カジノを含む統合型リゾート施設(IR)事業をめぐる汚職事件で、贈賄側に虚偽証言の見返りに報酬を提供しようとしたとして、組織犯罪処罰法違反(証人等買収)容疑で東京地検特捜部に逮捕された会社役員、佐藤文彦容疑者(50)が「(衆院議員の)秋元司被告(48)=収賄罪で起訴=の後援会側から頼まれた」と周囲に話していたことが5日、関係者への取材で分かった。特捜部は秋元被告との関係を慎重に調べるもようだ。
佐藤容疑者は会社役員の淡路明人容疑者(54)と共謀し、贈賄側の中国企業「500ドットコム」元顧問、紺野昌彦被告(48)=贈賄罪で起訴=に、法廷で秋元被告に有利な証言をするよう求め、報酬として6月27日に現金1000万円を、7月22日には現金2000万円の支払いを申し込んだとして、特捜部に逮捕された。会社役員の宮武和寛容疑者(49)は「500」社元顧問、仲里勝憲被告(48)=同罪で起訴=に数百万円の支払いを申し込んだとされる。
関係者によると、佐藤容疑者は紺野被告に「議員会館で秋元被告に会わなかったことにしてほしい」などと、平成29年9月に現金300万円を渡したとされる起訴内容を否定する証言を求めたという。捜査段階から現金の提供を認めていた紺野被告は断ったとみられる。
IR汚職事件をめぐっては昨年12月、特捜部が秋元被告を収賄容疑で、紺野被告らを贈賄容疑で逮捕。今年2月までに起訴され、総額約760万円の賄賂が認定された。起訴後まもなく秋元被告らは保釈された。公判の期日などは未定。
■3容疑者、一部は面識なしか
「なぜ1000万円単位の大金を秋元司被告のために支払うのか」。証人買収の疑いが持たれている3容疑者と秋元被告の関係に、ある検察幹部は注目する。

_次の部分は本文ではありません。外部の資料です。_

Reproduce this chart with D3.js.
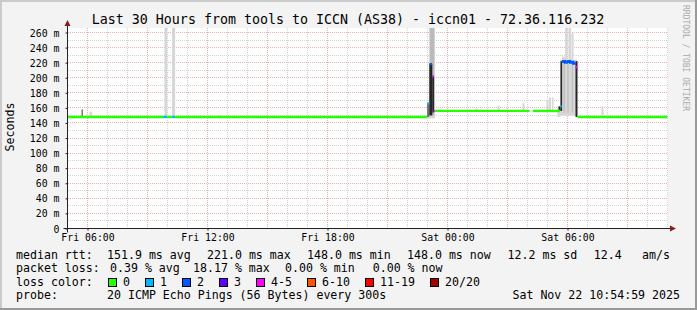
<!DOCTYPE html>
<html>
<head>
<meta charset="utf-8">
<script src="https://cdn.jsdelivr.net/npm/d3@7"></script>
<style>
body { margin: 0; background: #f3f3f3; }
text { font-family: "DejaVu Sans Mono", monospace; fill: #000; }
</style>
</head>
<body>
<div class="chart"></div>
<script>
// times are hours counted from Fri 00:00 (Sat 00:00 = 24)
const medTime  = [5.00, 9.78, 9.98, 10.23, 10.38, 22.99, 23.10, 23.23, 23.30, 23.37, 28.10, 28.27,
                  29.63, 29.71, 29.79, 29.88, 29.96, 30.04, 30.13, 30.21, 30.29, 30.42, 30.50];
const medValue = [148, 148, 148, 148, 148, 166, 218, 202, 156, 156, null, 156,
                  162, 221, 222, 220, 221, 222, 220, 221, 219, 214, 148];
const medLoss  = [0, 1, 0, 1, 0, 1, 2, 5, 4, 0, 0, 0,
                  1, 2, 2, 2, 2, 2, 2, 2, 2, 4, 0];
const timeStart = 5, timeEnd = 35;

// smoke (spread of the 20 pings), shade 0 = light .. 3 = dense
const smokeFrom  = [5.70, 6.10, 6.33, 9.53, 9.85, 10.23, 12.58, 14.23, 22.98, 23.08, 23.13, 22.98, 23.09, 23.24,
                    25.40, 26.50, 27.75, 28.95, 29.08, 29.23, 29.50, 29.55, 29.63, 29.73, 29.88, 30.05, 30.20,
                    29.80, 30.00, 30.22, 29.65, 30.40, 31.70];
const smokeTo    = [5.77, 6.23, 6.48, 9.73, 9.98, 10.38, 12.68, 14.43, 23.38, 23.38, 23.33, 23.09, 23.24, 23.33,
                    25.50, 26.60, 27.85, 29.05, 29.18, 29.30, 29.65, 29.65, 30.48, 29.88, 30.00, 30.18, 30.30,
                    29.86, 30.05, 30.27, 29.73, 30.50, 31.80];
const smokeLo    = [148, 148, 148, 148, 148, 148, 148, 148, 146, 148, 150, 148, 150, 154,
                    156, 156, 156, 156, 156, 156, 148, 156, 150, 150, 150, 150, 150,
                    154, 154, 154, 156, 148, 148];
const smokeHi    = [158, 155, 150, 149.5, 266, 266, 150, 150, 156, 266, 266, 166, 218, 202,
                    159, 163, 166, 170, 174, 174, 162, 162, 224, 228, 266, 266, 259,
                    221, 221, 221, 222, 222, 162];
const smokeShade = [2, 0, 0, 0, 0, 0, 0, 0, 0, 0, 1, 2, 3, 3,
                    0, 0, 0, 0, 0, 0, 0, 3, 0, 0, 0, 0, 0,
                    1, 1, 1, 3, 3, 0];

const yTickValues = [0, 20, 40, 60, 80, 100, 120, 140, 160, 180, 200, 220, 240, 260];
const xTickHours  = [6, 12, 18, 24, 30];
const xTickLabels = ["Fri 06:00", "Fri 12:00", "Fri 18:00", "Sat 00:00", "Sat 06:00"];

const rttStats     = [151.9, 221.0, 148.0, 148.0, 12.2];
const rttStatNames = ["avg", "max", "min", "now", "sd"];
const rttAmps      = 12.4;
const lossStats     = [0.39, 18.17, 0.00, 0.00];
const lossStatNames = ["avg", "max", "min", "now"];
const lossLabels = ["0", "1", "2", "3", "4-5", "6-10", "11-19", "20/20"];
const lossColors = ["#26ff00", "#00b8ff", "#0059ff", "#5e00ff", "#ff00ff", "#ff5500", "#ff0000", "#a00000"];
const lossBreaks = [1, 2, 3, 4, 6, 11, 20];

const titleText = "Last 30 Hours from tools to ICCN (AS38) - iccn01 - 72.36.116.232";
const probeText = "20 ICMP Echo Pings (56 Bytes) every 300s";
const dateText  = "Sat Nov 22 10:54:59 2025";

// ---------------------------------------------------------------
const W = 697, H = 310;
const base = new Date(2025, 10, 21);
const hr = h => new Date(base.getTime() + h * 3600e3);

const x = d3.scaleTime().domain([hr(timeStart), hr(timeEnd)]).range([67.5, 667.5]);
const y = d3.scaleLinear().domain([0, 266]).range([228.5, 28]);
const lossColor = d3.scaleThreshold().domain(lossBreaks).range(lossColors);
const shadeColor = ["#d6d6d6", "#bababa", "#6e6e6e", "#262626"];

const svg = d3.select(".chart").append("svg")
    .attr("width", W)
    .attr("height", H);

// background + shaded frame
svg.append("rect").attr("width", W).attr("height", H).attr("fill", "#f3f3f3");
svg.append("rect").attr("width", W).attr("height", 2).attr("fill", "#cbcbcb");
svg.append("rect").attr("width", 2).attr("height", H).attr("fill", "#cbcbcb");
svg.append("rect").attr("y", H - 2).attr("width", W).attr("height", 2).attr("fill", "#999");
svg.append("rect").attr("x", W - 2).attr("width", 2).attr("height", H).attr("fill", "#999");

// canvas
svg.append("rect")
    .attr("x", x.range()[0] - 0.5)
    .attr("y", y.range()[1])
    .attr("width", x.range()[1] - x.range()[0] + 1)
    .attr("height", y.range()[0] - y.range()[1])
    .attr("fill", "#fff");

// grid (dotted, red for major)
const grid = svg.append("g").attr("shape-rendering", "crispEdges").attr("stroke-dasharray", "1,1");
const hourTicks = x.ticks(d3.timeHour.every(1)).filter(d => +d > +hr(timeStart));
grid.selectAll(".vg").data(hourTicks).enter().append("line")
    .attr("x1", d => x(d)).attr("x2", d => x(d))
    .attr("y1", y.range()[1]).attr("y2", y(0))
    .attr("stroke", d => d.getHours() % 3 === 0 ? "#e9b3b3" : "#d4d4d4");
grid.selectAll(".hg").data(d3.range(10, 261, 10)).enter().append("line")
    .attr("x1", x.range()[0]).attr("x2", x.range()[1])
    .attr("y1", d => y(d)).attr("y2", d => y(d))
    .attr("stroke", d => d % 20 === 0 ? "#e9b3b3" : "#d4d4d4");

// smoke
const smoke = smokeFrom.map((f, i) => ({ from: f, to: smokeTo[i], lo: smokeLo[i], hi: smokeHi[i], shade: smokeShade[i] }))
    .sort((a, b) => a.shade - b.shade);
svg.append("g").selectAll("rect").data(smoke).enter().append("rect")
    .attr("x", d => x(hr(d.from)))
    .attr("width", d => x(hr(d.to)) - x(hr(d.from)))
    .attr("y", d => y(d.hi))
    .attr("height", d => y(d.lo) - y(d.hi))
    .attr("fill", d => shadeColor[d.shade]);

// median line, split into runs of equal loss
const runs = [];
let cur = null;
medTime.forEach((t, i) => {
    const t1 = i < medTime.length - 1 ? medTime[i + 1] : timeEnd;
    if (medValue[i] == null) { cur = null; return; }
    if (!cur || cur.loss !== medLoss[i]) {
        cur = { loss: medLoss[i], pts: [] };
        runs.push(cur);
    }
    cur.pts.push([t, medValue[i]], [t1, medValue[i]]);
});
const line = d3.line().x(d => x(hr(d[0]))).y(d => y(d[1]));
svg.append("g").selectAll("path").data(runs).enter().append("path")
    .attr("d", d => line(d.pts))
    .attr("fill", "none")
    .attr("stroke", d => lossColor(d.loss))
    .attr("stroke-width", 2.4);

// axes
const yAxis = d3.axisLeft(y).tickValues(yTickValues)
    .tickFormat(d => d === 0 ? "0" : d + " m")
    .tickSizeInner(2).tickSizeOuter(0).tickPadding(6);
const gy = svg.append("g").attr("transform", "translate(" + x.range()[0] + ",0)").call(yAxis);
gy.select(".domain").remove();
gy.selectAll("line").attr("stroke", "#222");
gy.selectAll("text").style("font-size", "9.85px").attr("dy", "0.36em");

const xAxis = d3.axisBottom(x).tickValues(xTickHours.map(hr))
    .tickFormat((d, i) => xTickLabels[i])
    .tickSizeInner(2).tickSizeOuter(0).tickPadding(4);
const gx = svg.append("g").attr("transform", "translate(0," + y(0) + ")").call(xAxis);
gx.select(".domain").remove();
gx.selectAll("line").attr("stroke", "#222");
gx.selectAll("text").style("font-size", "9.85px");

svg.append("line").attr("x1", x.range()[0]).attr("x2", x.range()[0])
    .attr("y1", y(0) + 4).attr("y2", 25).attr("stroke", "#222");
svg.append("line").attr("x1", x.range()[0] - 4).attr("x2", 670)
    .attr("y1", y(0)).attr("y2", y(0)).attr("stroke", "#222");
svg.append("path").attr("fill", "#8b1c1c")
    .attr("d", "M" + (x.range()[0] - 3) + ",26L" + (x.range()[0] + 3) + ",26L" + x.range()[0] + ",20Z");
svg.append("path").attr("fill", "#8b1c1c")
    .attr("d", "M670," + (y(0) - 3) + "L670," + (y(0) + 3) + "L676," + y(0) + "Z");

// titles
svg.append("text").attr("x", 348).attr("y", 23.5).attr("text-anchor", "middle")
    .style("font-size", "13.3px").text(titleText);
svg.append("text").attr("transform", "translate(14,127) rotate(-90)").attr("text-anchor", "middle")
    .style("font-size", "11.6px").text("Seconds");
svg.append("text").attr("transform", "translate(683,5) rotate(90)")
    .style("font-size", "8px").style("fill", "#aaa").text("RRDTOOL / TOBI OETIKER");

// legend
const leg = svg.append("g").style("font-size", "11.6px").attr("xml:space", "preserve");
const rowY = [258.5, 272, 285.5, 299];
const rttX = [107, 207, 307, 407, 507.5];
const lossX = [110, 193, 285, 372.7];

leg.append("text").attr("x", 16).attr("y", rowY[0]).text("median rtt:");
leg.selectAll(".rtt").data(rttStats).enter().append("text")
    .attr("x", (d, i) => rttX[i]).attr("y", rowY[0])
    .text((d, i) => d3.format(".1f")(d) + " ms " + rttStatNames[i]);
leg.append("text").attr("x", 593.7).attr("y", rowY[0]).text(d3.format(".1f")(rttAmps));
leg.append("text").attr("x", 642).attr("y", rowY[0]).text("am/s");

leg.append("text").attr("x", 16).attr("y", rowY[1]).text("packet loss:");
leg.selectAll(".loss").data(lossStats).enter().append("text")
    .attr("x", (d, i) => lossX[i]).attr("y", rowY[1])
    .text((d, i) => d3.format(".2f")(d) + " % " + lossStatNames[i]);

leg.append("text").attr("x", 16).attr("y", rowY[2]).text("loss color:");
let bx = 108;
lossLabels.forEach((lab, i) => {
    leg.append("rect").attr("x", bx + 0.5).attr("y", 278).attr("width", 8).attr("height", 8)
        .attr("fill", lossColors[i]).attr("stroke", "#000").attr("shape-rendering", "crispEdges");
    leg.append("text").attr("x", bx + 15).attr("y", rowY[2]).text(lab);
    bx += 15 + lab.length * 7 + 15;
});

leg.append("text").attr("x", 16).attr("y", rowY[3]).text("probe:");
leg.append("text").attr("x", 107).attr("y", rowY[3]).text(probeText);
leg.append("text").attr("x", 680).attr("y", rowY[3]).attr("text-anchor", "end").text(dateText);
</script>
</body>
</html>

紺野昌彦被告に現金の提供を持ちかけたとして逮捕された淡路明人容疑者は、独自の仮想通貨を連鎖販売取引(マルチ商法)で販売していた「48(よつば)ホールディングス」(札幌市)で昨年まで代表取締役を務めていた。同社は平成29年10月、消費者庁から特定商取引法違反に当たるとして、一部業務の停止を命令された。佐藤文彦容疑者は現在も同社の取締役だ。
淡路容疑者について、ある秋元被告の関係者は「かなり熱心な支援者で、秋元被告との関係は深い。高級車に乗り大金を持っている」と語る。
仲里勝憲被告に接触していた宮武和寛容疑者は、整骨院や医療施設を展開する沖縄県浦添市の企業で代表取締役を務めており、関係者は「とても真面目なビジネスマン」と話す。東京地検特捜部が関係先として家宅捜索した東京都内の会社の経営者らと親しい関係にあったという。
前出の関係者は「宮武容疑者と淡路容疑者は直接の面識はないのではないか。どちらかが指示して動いているというよりは、別の人間が指揮しているのではないか」と話している。